On of the comments I’ve heard repeated from the real pilots is that the DCS Hornet feels draggy or that it’s difficult to energize the ball, IE get the ball moving in response to throttle inputs, during the approach. I’m wondering if this could be related to the implementation of the meatball. If we basically have 12 lights that light up linearly depending on the glideslope, a lot of definition of the system is lost. From the way it sounds, when you’re calling the ball at 3/4’s of a mile, to move the ball up or down you need to move the aircraft vertically 12 feet. Thus when you’re behind the boat adding power, it looks like nothing is happening because the meatball is a kludge. Thus it makes it seem like there is something intrinsically wrong with aircraft, While it’s simply the feedback system causing the perceived issue. This also sheds some light on why rolling out on a high ball tends to lead to more ramp strikes.

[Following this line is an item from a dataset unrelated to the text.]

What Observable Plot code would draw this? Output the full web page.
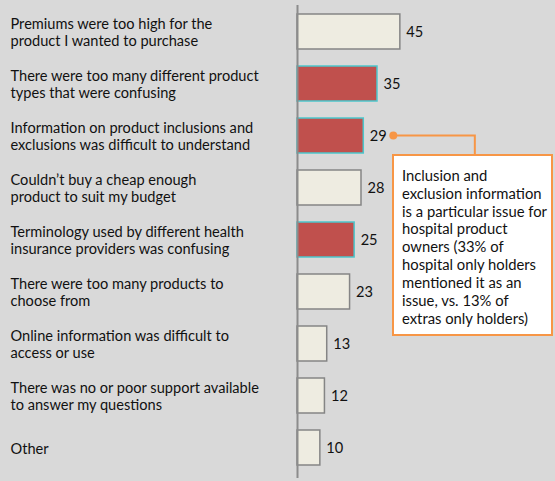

Since the top ball is lands you so far forward. The amount of sink rate you need drop on the center ball from the top could exceed the craft’s ability to recover. Ie you come in high ball, you have a lot of vertical space to get down, but the craft is configured for max lift, so it really doesn’t want to drop. Thus you have to take a lot of power out to get the ball moving, by the time you’re seeing center ball, it’s all ready to late for recovery, and you ramp strike. You could probably make an interesting case for making the top 2 lights on the IFLOLS instant wave offs like the bottom two.

No. The Optical glideslope and hook glideslope have the same angle. The Optical glideslope is just above hook glideslope. This is done by rotating the FLOLS. The optical glide path and hook glide path form parallel lines. Hook to eye distance is a perpendicular line between the hook and optical glidpath. I think your main problem is your hook touchdown point is wrong. You are defining the hook touchdown point as a spot along the optical glide path. This is messing with all of your geometry. The hook touchdown point is simply measured from the ramp forward. In the case of Nimitz class, the hook touchdown point is 230 feet forward of the ramp.